— start —

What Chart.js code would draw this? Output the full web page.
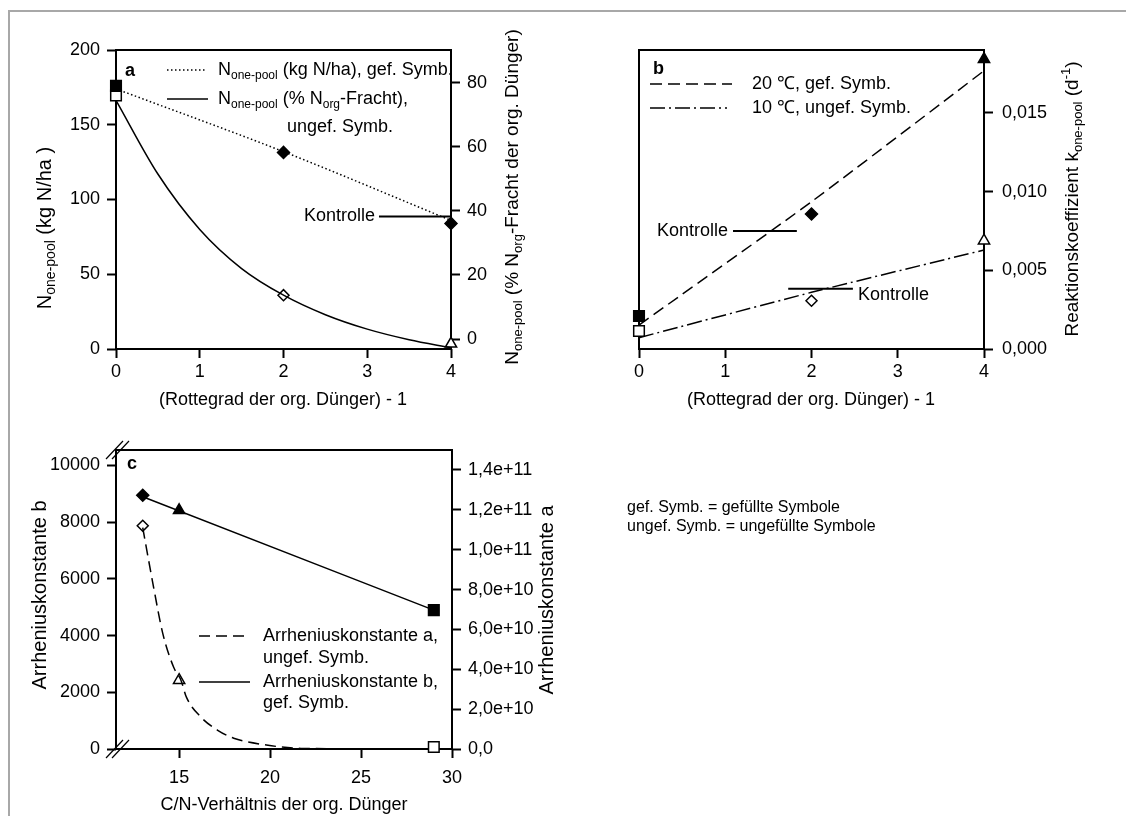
<!DOCTYPE html>
<html>
<head>
<meta charset="utf-8">
<script src="https://cdn.jsdelivr.net/npm/chart.js@4.4.0/dist/chart.umd.min.js"></script>
<style>
html, body { margin: 0; padding: 0; background: #fff; }
#wrap { position: relative; width: 1126px; height: 816px; overflow: hidden; }
#wrap canvas { position: absolute; left: 0; top: 0; }
#rahmen { position: absolute; left: 8px; top: 10px; width: 1300px; height: 900px;
          border-top: 2px solid #a8a8a8; border-left: 2px solid #a8a8a8; }
</style>
</head>
<body>
<div id="wrap">
  <div id="rahmen"></div>
  <canvas id="chartA" width="1126" height="816"></canvas>
  <canvas id="chartB" width="1126" height="816"></canvas>
  <canvas id="chartC" width="1126" height="816"></canvas>
</div>
<script>
const FONT = 'Arial, "Liberation Sans", Helvetica, sans-serif';
Chart.defaults.font.family = FONT;
Chart.defaults.font.size = 18;
Chart.defaults.color = "#000";

// ----------------------------
// Daten Teil a
// ----------------------------
const rotteGrad = [0, 2, 4];
const nKgGef = [176, 131.5, 84];            // kg N/ha, linke Achse
const nProzUngef = [76, 13.7, -1.5];        // % Norg-Fracht, rechte Achse
const fitKgX = [0, 2, 4];
const fitKgY = [174, 132, 86];
const fitProzX = [0, 0.5, 1, 1.5, 2, 2.5, 3, 3.5, 4];
const fitProzY = [74.5, 51.5, 34.2, 22, 13.7, 7.6, 3.1, -0.2, -2.7];
const kontrolleAX = [3.14, 4];
const kontrolleA = 88.7;
const ticksAx = [0, 1, 2, 3, 4];
const ticksAy = [0, 50, 100, 150, 200];
const ticksAy2 = [0, 20, 40, 60, 80];

// ----------------------------
// Daten Teil b
// ----------------------------
const k20Gef = [0.0021, 0.00858, 0.01842];
const k10Ungef = [0.00114, 0.00307, 0.00688];
const fit20X = [0, 2, 4];
const fit20Y = [0.00152, 0.00936, 0.01768];
const fit10X = [0, 2, 4];
const fit10Y = [0.00072, 0.0036, 0.00629];
const kontrolle20X = [1.09, 1.83];
const kontrolle20 = 0.0075;
const kontrolle10X = [1.73, 2.48];
const kontrolle10 = 0.00383;
const ticksBy = [0, 0.005, 0.010, 0.015];

// ----------------------------
// Daten Teil c
// ----------------------------
const cnVerh = [13, 15, 29];
const arrBGef = [8950, 8420, 4900];
const arrAUngef = [1.12e11, 3.45e10, 1e9];
const fitBX = [13, 29];
const fitBY = [8900, 4900];
const fitAX = [13, 13.6, 14.1, 14.7, 15.1, 15.4, 16.2, 17.1, 18, 19.8, 21.7, 29];
const fitAY = [1.11e11, 8.1e10, 5.8e10, 4.1e10, 3.45e10, 2.6e10, 1.6e10, 9.5e9, 5.4e9, 2e9, 3e8, 0];
const ticksCx = [15, 20, 25, 30];
const ticksCy = [0, 2000, 4000, 6000, 8000, 10000];
const ticksCy2 = [0, 2e10, 4e10, 6e10, 8e10, 1e11, 1.2e11, 1.4e11];

const pts = (xs, ys) => xs.map((x, i) => ({ x: x, y: ys[i] }));
const hLinie = (xs, y) => xs.map(x => ({ x: x, y: y }));

const komma = (v, d) => v.toFixed(d).replace(".", ",");
function expFmt(v) {
    if (v === 0) return "0,0";
    const e = Math.floor(Math.log10(v) + 1e-9);
    return komma(v / Math.pow(10, e), 1) + "e+" + e;
}

function tickGrid() {
    return { display: true, drawOnChartArea: false, drawTicks: true,
             tickLength: 9, tickWidth: 2, tickColor: "#000" };
}

function achse(pos, min, max, tickWerte, size, fmt, pad) {
    return {
        type: "linear", position: pos, min: min, max: max,
        grid: tickGrid(), border: { display: false },
        ticks: { padding: pad, maxRotation: 0, autoSkip: false, color: "#000", callback: fmt },
        afterBuildTicks: s => { s.ticks = tickWerte.map(v => ({ value: v })); },
        afterFit: s => { if (pos === "bottom") s.height = size; else s.width = size; }
    };
}

function linie(data, yAxis, dash, extra) {
    return Object.assign({ data: data, yAxisID: yAxis, showLine: true, pointRadius: 0,
        borderColor: "#000", borderWidth: 1.5, borderDash: dash, fill: false,
        cubicInterpolationMode: "monotone", clip: false }, extra || {});
}

function symbole(data, yAxis, styles, radien, gefuellt) {
    return { data: data, yAxisID: yAxis, showLine: false, clip: false,
        pointStyle: styles, pointRadius: radien,
        pointBackgroundColor: gefuellt ? "#000" : "#fff",
        pointBorderColor: "#000", pointBorderWidth: 1.5 };
}

// Text mit Tief-/Hochstellung: teile = [[text, 0|1|2]]
function txt(ctx, teile, x, y, o) {
    o = o || {};
    const gr = o.size || 18;
    const gross = (o.bold ? "bold " : "") + gr + "px " + FONT;
    const klein = Math.round(gr * 0.68) + "px " + FONT;
    let w = 0;
    teile.forEach(t => { ctx.font = t[1] ? klein : gross; w += ctx.measureText(t[0]).width; });
    ctx.save();
    ctx.translate(x, y);
    if (o.rot) ctx.rotate(o.rot);
    let cx = o.align === "center" ? -w / 2 : (o.align === "right" ? -w : 0);
    ctx.textBaseline = "middle";
    ctx.textAlign = "left";
    ctx.fillStyle = "#000";
    teile.forEach(t => {
        ctx.font = t[1] ? klein : gross;
        const dy = t[1] === 1 ? gr * 0.3 : (t[1] === 2 ? -gr * 0.35 : 0);
        ctx.fillText(t[0], cx, dy);
        cx += ctx.measureText(t[0]).width;
    });
    ctx.restore();
}

function muster(ctx, x1, x2, y, dash) {
    ctx.save();
    ctx.strokeStyle = "#000";
    ctx.lineWidth = 1.5;
    ctx.setLineDash(dash);
    ctx.beginPath();
    ctx.moveTo(x1, y);
    ctx.lineTo(x2, y);
    ctx.stroke();
    ctx.restore();
}

function deko(zeichne) {
    return {
        id: "deko",
        beforeDatasetsDraw(chart) {
            const a = chart.chartArea, ctx = chart.ctx;
            ctx.save();
            ctx.strokeStyle = "#000";
            ctx.lineWidth = 2;
            ctx.strokeRect(a.left, a.top, a.right - a.left, a.bottom - a.top);
            ctx.restore();
        },
        afterDraw(chart) { zeichne(chart.ctx, chart); }
    };
}

const basisOpt = (padding, scales) => ({
    responsive: false, animation: false, events: [],
    layout: { padding: padding },
    plugins: { legend: { display: false }, tooltip: { enabled: false } },
    scales: scales
});

const DOT = [1.5, 2.5], DASH_B = [12, 6], DASHDOT = [15, 4, 2, 4], DASH_C = [11, 6];
const ROT = -Math.PI / 2;

// ----------------------------
// Teil a
// ----------------------------
new Chart(document.getElementById("chartA"), {
    type: "line",
    data: { datasets: [
        linie(pts(fitKgX, fitKgY), "y", DOT),
        linie(pts(fitProzX, fitProzY), "y2", []),
        linie(hLinie(kontrolleAX, kontrolleA), "y", [], { borderWidth: 2 }),
        symbole(pts(rotteGrad, nKgGef), "y", ["rect", "rectRot", "rectRot"], [7.5, 6, 6], true),
        symbole(pts(rotteGrad, nProzUngef), "y2", ["rect", "rectRot", "triangle"], [7.5, 5.5, 6.5], false)
    ] },
    options: basisOpt({ top: 50, left: 0, right: 0, bottom: 0 }, {
        x: achse("bottom", 0, 4, ticksAx, 816 - 349, v => String(v), 3),
        y: achse("left", 0, 200, ticksAy, 116, v => String(v), 7),
        y2: achse("right", -3.1, 90.2, ticksAy2, 1126 - 451, v => String(v), 7)
    }),
    plugins: [deko((ctx, ch) => {
        txt(ctx, [["a"]], 125, 71, { bold: true });
        muster(ctx, 167, 205, 70, DOT);
        txt(ctx, [["N"], ["one-pool", 1], [" (kg N/ha), gef. Symb."]], 218, 70);
        muster(ctx, 167, 208, 99, []);
        txt(ctx, [["N"], ["one-pool", 1], [" (% N"], ["org", 1], ["-Fracht),"]], 218, 99);
        txt(ctx, [["ungef. Symb."]], 287, 127);
        txt(ctx, [["Kontrolle"]], ch.scales.x.getPixelForValue(kontrolleAX[0]) - 4,
            ch.scales.y.getPixelForValue(kontrolleA), { align: "right" });
        txt(ctx, [["N"], ["one-pool", 1], [" (kg N/ha )"]], 45, 228, { rot: ROT, align: "center", size: 20 });
        txt(ctx, [["N"], ["one-pool", 1], [" (% N"], ["org", 1], ["-Fracht der org. Dünger)"]],
            513, 197, { rot: ROT, align: "center", size: 19 });
        txt(ctx, [["(Rottegrad der org. Dünger) - 1"]], 283, 400, { align: "center" });
    })]
});

// ----------------------------
// Teil b
// ----------------------------
new Chart(document.getElementById("chartB"), {
    type: "line",
    data: { datasets: [
        linie(pts(fit20X, fit20Y), "y", DASH_B, { tension: 0.2, cubicInterpolationMode: "default" }),
        linie(pts(fit10X, fit10Y), "y", DASHDOT, { tension: 0.2, cubicInterpolationMode: "default" }),
        linie(hLinie(kontrolle20X, kontrolle20), "y", [], { borderWidth: 2 }),
        linie(hLinie(kontrolle10X, kontrolle10), "y", [], { borderWidth: 2 }),
        symbole(pts(rotteGrad, k20Gef), "y", ["rect", "rectRot", "triangle"], [7.5, 6, 6.5], true),
        symbole(pts(rotteGrad, k10Ungef), "y", ["rect", "rectRot", "triangle"], [7.5, 5.5, 6.5], false)
    ] },
    options: basisOpt({ top: 50, left: 639, right: 0, bottom: 0 }, {
        x: achse("bottom", 0, 4, ticksAx, 816 - 349, v => String(v), 3),
        y: achse("right", 0, 0.019, ticksBy, 1126 - 984, v => komma(v, 3), 9)
    }),
    plugins: [deko((ctx, ch) => {
        txt(ctx, [["b"]], 653, 69, { bold: true });
        muster(ctx, 650, 732, 84, DASH_B);
        txt(ctx, [["20 ℃, gef. Symb."]], 752, 84);
        muster(ctx, 650, 727, 108, DASHDOT);
        txt(ctx, [["10 ℃, ungef. Symb."]], 752, 108);
        const xs = ch.scales.x, ys = ch.scales.y;
        txt(ctx, [["Kontrolle"]], xs.getPixelForValue(kontrolle20X[0]) - 5,
            ys.getPixelForValue(kontrolle20), { align: "right" });
        txt(ctx, [["Kontrolle"]], xs.getPixelForValue(kontrolle10X[1]) + 5,
            ys.getPixelForValue(kontrolle10) + 6);
        txt(ctx, [["Reaktionskoeffizient k"], ["one-pool", 1], [" (d"], ["-1", 2], [")"]],
            1073, 199, { rot: ROT, align: "center", size: 19 });
        txt(ctx, [["(Rottegrad der org. Dünger) - 1"]], 811, 400, { align: "center" });
    })]
});

// ----------------------------
// Teil c
// ----------------------------
new Chart(document.getElementById("chartC"), {
    type: "line",
    data: { datasets: [
        linie(pts(fitAX, fitAY), "y2", DASH_C),
        linie(pts(fitBX, fitBY), "y", []),
        symbole(pts(cnVerh, arrBGef), "y", ["rectRot", "triangle", "rect"], [6, 6.5, 7.5], true),
        symbole(pts(cnVerh, arrAUngef), "y2", ["rectRot", "triangle", "rect"], [5.5, 6.5, 7.5], false)
    ] },
    options: basisOpt({ top: 450, left: 0, right: 0, bottom: 0 }, {
        x: achse("bottom", 11.53, 30, ticksCx, 816 - 749, v => String(v), 9),
        y: achse("left", 0, 10547, ticksCy, 116, v => String(v), 7),
        y2: achse("right", 0, 1.5e11, ticksCy2, 1126 - 452, expFmt, 7)
    }),
    plugins: [deko((ctx, ch) => {
        txt(ctx, [["c"]], 127, 464, { bold: true });
        // Achsenbruch
        const a = ch.chartArea;
        ctx.save();
        ctx.strokeStyle = "#000";
        ctx.lineWidth = 1.2;
        [a.top, a.bottom].forEach(y => {
            [-3, 3].forEach(dx => {
                ctx.beginPath();
                ctx.moveTo(a.left + dx - 7, y + 9);
                ctx.lineTo(a.left + dx + 10, y - 9);
                ctx.stroke();
            });
        });
        ctx.restore();
        muster(ctx, 199, 245, 636, DASH_C);
        txt(ctx, [["Arrheniuskonstante a,"]], 263, 636);
        txt(ctx, [["ungef. Symb."]], 263, 658);
        muster(ctx, 199, 250, 682, []);
        txt(ctx, [["Arrheniuskonstante b,"]], 263, 682);
        txt(ctx, [["gef. Symb."]], 263, 703);
        txt(ctx, [["Arrheniuskonstante b"]], 40, 595, { rot: ROT, align: "center", size: 20 });
        txt(ctx, [["Arrheniuskonstante a"]], 547, 600, { rot: ROT, align: "center", size: 20 });
        txt(ctx, [["C/N-Verhältnis der org. Dünger"]], 284, 805, { align: "center" });
        txt(ctx, [["gef. Symb. = gefüllte Symbole"]], 627, 508, { size: 16 });
        txt(ctx, [["ungef. Symb. = ungefüllte Symbole"]], 627, 527, { size: 16 });
    })]
});
</script>
</body>
</html>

— end —

Leave the pictures out and please restate exactly the lines running from the start of the material through the one with "const ticksAy2 = [0, 20, 40, 60, 80];".

What Chart.js code would draw this? Output the full web page.
<!DOCTYPE html>
<html>
<head>
<meta charset="utf-8">
<script src="https://cdn.jsdelivr.net/npm/chart.js@4.4.0/dist/chart.umd.min.js"></script>
<style>
html, body { margin: 0; padding: 0; background: #fff; }
#wrap { position: relative; width: 1126px; height: 816px; overflow: hidden; }
#wrap canvas { position: absolute; left: 0; top: 0; }
#rahmen { position: absolute; left: 8px; top: 10px; width: 1300px; height: 900px;
          border-top: 2px solid #a8a8a8; border-left: 2px solid #a8a8a8; }
</style>
</head>
<body>
<div id="wrap">
  <div id="rahmen"></div>
  <canvas id="chartA" width="1126" height="816"></canvas>
  <canvas id="chartB" width="1126" height="816"></canvas>
  <canvas id="chartC" width="1126" height="816"></canvas>
</div>
<script>
const FONT = 'Arial, "Liberation Sans", Helvetica, sans-serif';
Chart.defaults.font.family = FONT;
Chart.defaults.font.size = 18;
Chart.defaults.color = "#000";

// ----------------------------
// Daten Teil a
// ----------------------------
const rotteGrad = [0, 2, 4];
const nKgGef = [176, 131.5, 84];            // kg N/ha, linke Achse
const nProzUngef = [76, 13.7, -1.5];        // % Norg-Fracht, rechte Achse
const fitKgX = [0, 2, 4];
const fitKgY = [174, 132, 86];
const fitProzX = [0, 0.5, 1, 1.5, 2, 2.5, 3, 3.5, 4];
const fitProzY = [74.5, 51.5, 34.2, 22, 13.7, 7.6, 3.1, -0.2, -2.7];
const kontrolleAX = [3.14, 4];
const kontrolleA = 88.7;
const ticksAx = [0, 1, 2, 3, 4];
const ticksAy = [0, 50, 100, 150, 200];
const ticksAy2 = [0, 20, 40, 60, 80];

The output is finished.